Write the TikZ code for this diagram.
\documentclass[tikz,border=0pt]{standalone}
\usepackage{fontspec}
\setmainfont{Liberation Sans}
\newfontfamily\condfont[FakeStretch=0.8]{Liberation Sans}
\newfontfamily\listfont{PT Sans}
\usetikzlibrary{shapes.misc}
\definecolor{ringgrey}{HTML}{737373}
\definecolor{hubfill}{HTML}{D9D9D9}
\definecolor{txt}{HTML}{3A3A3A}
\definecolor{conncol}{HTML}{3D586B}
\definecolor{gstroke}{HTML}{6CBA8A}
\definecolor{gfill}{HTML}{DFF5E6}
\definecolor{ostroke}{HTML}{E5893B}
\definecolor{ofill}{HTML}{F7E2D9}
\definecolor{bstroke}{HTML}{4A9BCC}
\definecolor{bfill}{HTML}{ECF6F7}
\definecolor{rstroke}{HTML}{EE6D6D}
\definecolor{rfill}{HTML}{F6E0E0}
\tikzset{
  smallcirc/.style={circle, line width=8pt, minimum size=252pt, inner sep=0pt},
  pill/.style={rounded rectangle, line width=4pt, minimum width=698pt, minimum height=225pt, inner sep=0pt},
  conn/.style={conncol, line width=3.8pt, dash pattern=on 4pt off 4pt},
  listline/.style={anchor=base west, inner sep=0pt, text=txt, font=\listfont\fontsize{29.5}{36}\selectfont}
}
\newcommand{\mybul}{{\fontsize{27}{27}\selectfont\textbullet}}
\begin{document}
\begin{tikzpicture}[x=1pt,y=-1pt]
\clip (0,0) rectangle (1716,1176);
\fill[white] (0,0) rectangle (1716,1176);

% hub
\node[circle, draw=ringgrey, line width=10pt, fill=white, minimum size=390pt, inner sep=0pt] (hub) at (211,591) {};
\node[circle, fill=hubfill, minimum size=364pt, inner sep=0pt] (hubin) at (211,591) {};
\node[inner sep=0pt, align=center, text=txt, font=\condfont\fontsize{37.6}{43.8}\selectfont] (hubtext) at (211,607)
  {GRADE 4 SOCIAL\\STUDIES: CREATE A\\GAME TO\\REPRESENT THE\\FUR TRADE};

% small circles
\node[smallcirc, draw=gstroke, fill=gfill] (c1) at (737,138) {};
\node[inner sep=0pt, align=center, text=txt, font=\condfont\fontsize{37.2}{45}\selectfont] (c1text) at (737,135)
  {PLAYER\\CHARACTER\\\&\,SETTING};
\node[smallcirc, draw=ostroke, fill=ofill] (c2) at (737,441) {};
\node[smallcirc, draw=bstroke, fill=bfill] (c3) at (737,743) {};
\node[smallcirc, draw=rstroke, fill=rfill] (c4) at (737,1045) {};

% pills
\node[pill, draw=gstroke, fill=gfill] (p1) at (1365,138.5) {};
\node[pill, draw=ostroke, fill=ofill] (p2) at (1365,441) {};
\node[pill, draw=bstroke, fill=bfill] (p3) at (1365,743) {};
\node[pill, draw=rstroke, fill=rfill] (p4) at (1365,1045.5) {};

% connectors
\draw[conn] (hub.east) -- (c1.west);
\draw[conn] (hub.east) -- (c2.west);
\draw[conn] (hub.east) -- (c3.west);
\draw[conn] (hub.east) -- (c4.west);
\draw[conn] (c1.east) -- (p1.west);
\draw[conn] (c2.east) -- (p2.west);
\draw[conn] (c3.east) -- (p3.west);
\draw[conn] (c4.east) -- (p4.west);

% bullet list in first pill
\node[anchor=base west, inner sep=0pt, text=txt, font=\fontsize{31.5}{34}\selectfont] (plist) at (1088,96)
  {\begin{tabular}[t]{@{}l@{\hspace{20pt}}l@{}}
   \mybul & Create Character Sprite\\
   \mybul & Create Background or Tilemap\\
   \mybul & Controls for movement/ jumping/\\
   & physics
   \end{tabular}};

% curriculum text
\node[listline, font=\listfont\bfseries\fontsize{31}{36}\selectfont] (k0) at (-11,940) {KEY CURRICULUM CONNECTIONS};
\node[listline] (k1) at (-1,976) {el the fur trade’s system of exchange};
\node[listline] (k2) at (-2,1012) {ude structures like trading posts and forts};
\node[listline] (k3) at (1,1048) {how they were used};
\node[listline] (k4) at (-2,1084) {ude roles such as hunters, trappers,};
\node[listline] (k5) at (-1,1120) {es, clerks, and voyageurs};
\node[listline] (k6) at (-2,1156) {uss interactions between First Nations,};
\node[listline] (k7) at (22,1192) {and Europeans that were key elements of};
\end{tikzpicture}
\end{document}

+ + + + +

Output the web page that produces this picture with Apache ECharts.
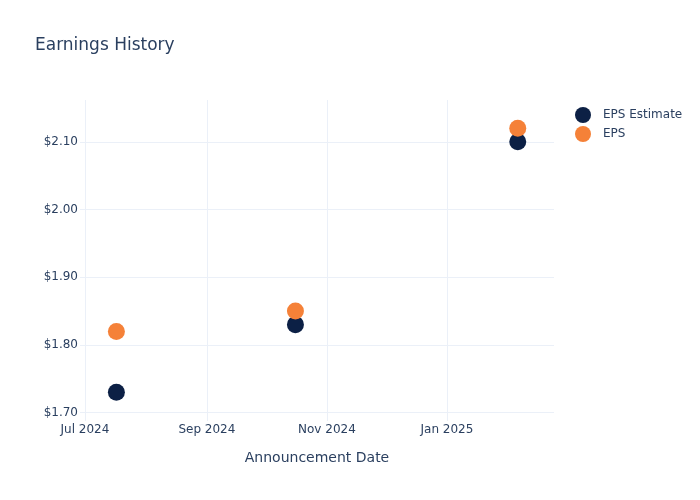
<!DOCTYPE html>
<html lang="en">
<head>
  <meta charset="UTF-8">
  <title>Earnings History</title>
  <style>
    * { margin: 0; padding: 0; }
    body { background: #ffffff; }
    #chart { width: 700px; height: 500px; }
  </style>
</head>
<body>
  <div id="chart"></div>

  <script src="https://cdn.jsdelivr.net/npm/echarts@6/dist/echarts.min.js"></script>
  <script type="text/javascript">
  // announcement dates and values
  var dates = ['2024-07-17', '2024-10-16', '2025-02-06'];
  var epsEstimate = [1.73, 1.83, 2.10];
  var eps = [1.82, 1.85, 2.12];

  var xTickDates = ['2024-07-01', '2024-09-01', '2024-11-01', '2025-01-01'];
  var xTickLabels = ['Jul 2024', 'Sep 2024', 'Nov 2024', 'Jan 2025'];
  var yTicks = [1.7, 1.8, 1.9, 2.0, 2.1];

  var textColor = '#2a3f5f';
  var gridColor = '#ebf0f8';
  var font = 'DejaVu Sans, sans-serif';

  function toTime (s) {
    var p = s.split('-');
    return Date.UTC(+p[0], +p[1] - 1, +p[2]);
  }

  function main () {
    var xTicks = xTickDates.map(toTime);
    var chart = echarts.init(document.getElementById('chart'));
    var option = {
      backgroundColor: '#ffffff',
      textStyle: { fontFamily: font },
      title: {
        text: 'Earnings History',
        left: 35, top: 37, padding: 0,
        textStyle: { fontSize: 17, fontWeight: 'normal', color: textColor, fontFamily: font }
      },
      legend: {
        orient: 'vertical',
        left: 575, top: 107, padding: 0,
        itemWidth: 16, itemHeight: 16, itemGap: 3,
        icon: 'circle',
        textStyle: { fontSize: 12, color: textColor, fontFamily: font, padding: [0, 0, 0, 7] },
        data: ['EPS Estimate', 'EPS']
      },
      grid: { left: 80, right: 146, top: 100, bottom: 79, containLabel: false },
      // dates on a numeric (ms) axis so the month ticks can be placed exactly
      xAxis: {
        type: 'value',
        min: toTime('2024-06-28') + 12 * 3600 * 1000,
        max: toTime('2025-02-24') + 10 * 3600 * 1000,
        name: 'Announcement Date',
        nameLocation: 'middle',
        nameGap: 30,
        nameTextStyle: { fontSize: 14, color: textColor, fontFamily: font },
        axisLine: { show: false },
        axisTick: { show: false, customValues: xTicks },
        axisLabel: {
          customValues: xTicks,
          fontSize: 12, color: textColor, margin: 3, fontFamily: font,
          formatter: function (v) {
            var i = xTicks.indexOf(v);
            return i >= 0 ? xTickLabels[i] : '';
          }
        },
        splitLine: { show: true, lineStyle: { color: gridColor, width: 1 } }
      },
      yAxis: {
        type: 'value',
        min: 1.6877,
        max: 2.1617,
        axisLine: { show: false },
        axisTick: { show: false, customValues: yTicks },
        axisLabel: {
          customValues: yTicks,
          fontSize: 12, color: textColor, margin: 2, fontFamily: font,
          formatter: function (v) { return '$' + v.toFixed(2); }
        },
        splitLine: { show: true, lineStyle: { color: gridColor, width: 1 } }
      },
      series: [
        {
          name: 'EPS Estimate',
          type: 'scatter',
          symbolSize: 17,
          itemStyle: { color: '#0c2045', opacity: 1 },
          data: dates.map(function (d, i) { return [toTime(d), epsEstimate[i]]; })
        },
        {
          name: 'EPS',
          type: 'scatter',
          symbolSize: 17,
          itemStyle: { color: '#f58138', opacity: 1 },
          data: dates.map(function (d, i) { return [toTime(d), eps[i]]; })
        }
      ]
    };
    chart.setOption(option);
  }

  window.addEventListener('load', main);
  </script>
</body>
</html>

+ + + + +

> _Task details_
Only the lines between the line with "Output the web" and the line with "var eps = [1.82, 1.85, 2.12];", inclusive, should be reproduced, exactly as written and without pictures.

> _The result_
Output the web page that produces this picture with Apache ECharts.
<!DOCTYPE html>
<html lang="en">
<head>
  <meta charset="UTF-8">
  <title>Earnings History</title>
  <style>
    * { margin: 0; padding: 0; }
    body { background: #ffffff; }
    #chart { width: 700px; height: 500px; }
  </style>
</head>
<body>
  <div id="chart"></div>

  <script src="https://cdn.jsdelivr.net/npm/echarts@6/dist/echarts.min.js"></script>
  <script type="text/javascript">
  // announcement dates and values
  var dates = ['2024-07-17', '2024-10-16', '2025-02-06'];
  var epsEstimate = [1.73, 1.83, 2.10];
  var eps = [1.82, 1.85, 2.12];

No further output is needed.